It’s what Fort Worth is all about: culture, history and opportunity at Cowboys of Color

·2 min read
Bob Booth/Bob Booth

The corrugated metal stands at Dickies Arena vibrated to the beat of Ginuwine’s “Riding My Pony” as the notes from Armond Vance’s fiddle pierced the air.

His music blends genres of Hip Hop, R&B and classical to create his own unique sound. He added country to that mix at Monday’s Cowboy’s of Color rodeo at the Fort Worth Stock Show and Rodeo.

Cowboy culture wasn’t something Vance was familiar with growing up in Ohio. Nor was he aware of this history of Black cowboys like how one in four Cowboys in the Old West was Black.

The Cowboys of Color Rodeo highlights Black, Hispanic and Native American contributions to cowboy culture. The event was founded 30 years ago by cowboys Cleo Hearn and Jim Austin, who also co-founded the National Multicultural Western Heritage Museum.

It features all the usual rodeo events from bronc riding to mutton busting, but Austin said its importance lies in its ability to showcase the richness of cowboy culture in the Black, Hispanic and Native American communities.

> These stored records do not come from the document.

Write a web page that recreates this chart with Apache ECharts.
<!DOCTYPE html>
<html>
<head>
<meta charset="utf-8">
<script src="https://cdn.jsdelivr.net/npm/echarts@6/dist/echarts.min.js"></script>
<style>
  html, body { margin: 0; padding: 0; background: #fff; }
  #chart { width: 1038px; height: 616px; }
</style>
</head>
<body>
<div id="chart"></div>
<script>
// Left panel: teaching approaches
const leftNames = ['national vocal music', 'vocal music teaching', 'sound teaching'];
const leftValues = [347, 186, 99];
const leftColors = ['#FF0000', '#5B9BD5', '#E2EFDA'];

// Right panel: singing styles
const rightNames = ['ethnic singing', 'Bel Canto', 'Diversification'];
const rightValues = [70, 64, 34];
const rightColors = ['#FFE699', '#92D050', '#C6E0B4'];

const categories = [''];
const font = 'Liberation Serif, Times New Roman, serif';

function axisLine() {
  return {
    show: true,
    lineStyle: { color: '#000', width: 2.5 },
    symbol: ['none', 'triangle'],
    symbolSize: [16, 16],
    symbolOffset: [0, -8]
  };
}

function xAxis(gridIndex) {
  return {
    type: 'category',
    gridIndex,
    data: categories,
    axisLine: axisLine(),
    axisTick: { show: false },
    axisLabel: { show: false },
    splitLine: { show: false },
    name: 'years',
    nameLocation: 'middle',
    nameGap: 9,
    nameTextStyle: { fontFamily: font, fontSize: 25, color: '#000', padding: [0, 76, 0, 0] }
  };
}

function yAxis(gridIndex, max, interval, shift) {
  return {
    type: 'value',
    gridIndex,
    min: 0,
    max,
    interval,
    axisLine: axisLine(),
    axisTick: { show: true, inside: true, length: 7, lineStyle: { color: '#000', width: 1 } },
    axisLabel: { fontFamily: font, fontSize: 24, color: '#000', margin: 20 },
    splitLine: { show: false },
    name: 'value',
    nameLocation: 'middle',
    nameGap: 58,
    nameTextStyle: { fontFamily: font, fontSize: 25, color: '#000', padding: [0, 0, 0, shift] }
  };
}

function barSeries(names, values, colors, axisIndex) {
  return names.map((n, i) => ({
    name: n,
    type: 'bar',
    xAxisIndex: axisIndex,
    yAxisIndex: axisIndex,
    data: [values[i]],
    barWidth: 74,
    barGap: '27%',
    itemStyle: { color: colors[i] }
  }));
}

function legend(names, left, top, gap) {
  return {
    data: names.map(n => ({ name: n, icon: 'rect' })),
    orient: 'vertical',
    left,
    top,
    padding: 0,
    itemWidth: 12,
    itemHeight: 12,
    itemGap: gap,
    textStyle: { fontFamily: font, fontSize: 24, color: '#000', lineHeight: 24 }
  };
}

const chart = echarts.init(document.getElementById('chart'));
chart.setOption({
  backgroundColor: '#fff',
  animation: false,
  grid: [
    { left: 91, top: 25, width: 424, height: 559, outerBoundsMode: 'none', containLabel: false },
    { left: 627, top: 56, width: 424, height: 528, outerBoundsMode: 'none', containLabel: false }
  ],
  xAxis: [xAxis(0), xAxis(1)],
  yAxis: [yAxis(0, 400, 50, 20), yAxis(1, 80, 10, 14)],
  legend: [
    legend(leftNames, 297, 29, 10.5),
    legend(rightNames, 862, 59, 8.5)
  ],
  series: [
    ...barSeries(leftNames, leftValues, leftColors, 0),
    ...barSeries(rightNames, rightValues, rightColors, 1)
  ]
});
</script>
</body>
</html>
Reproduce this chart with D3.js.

Steer wrestling was introduced to the rodeo by legendary Black Cowboy Bill Pickett. There’s a statue of him wrestling a steer to the ground in the Fort Worth Stockyards.

“We were here, but Hollywood stole our history,” Austin said. He added that events like Cowboys of Color get kids interested in the history of Black Cowboys.

Rodeo competitor Cedrick Offord said it’s a dream to compete at the legendary Fort Worth Stock Show and Rodeo. He said the Cowboys of Color rodeo is exposing more people to the history of Black cowboys, and showing children not familiar with the sport that rodeo has a place for them too.

Vance said the Cowboys of Color Rodeo is a reflection of what Fort Worth is all about. The fusion of different cultures, peoples and backgrounds are all part of what make Fort Worth special, he said.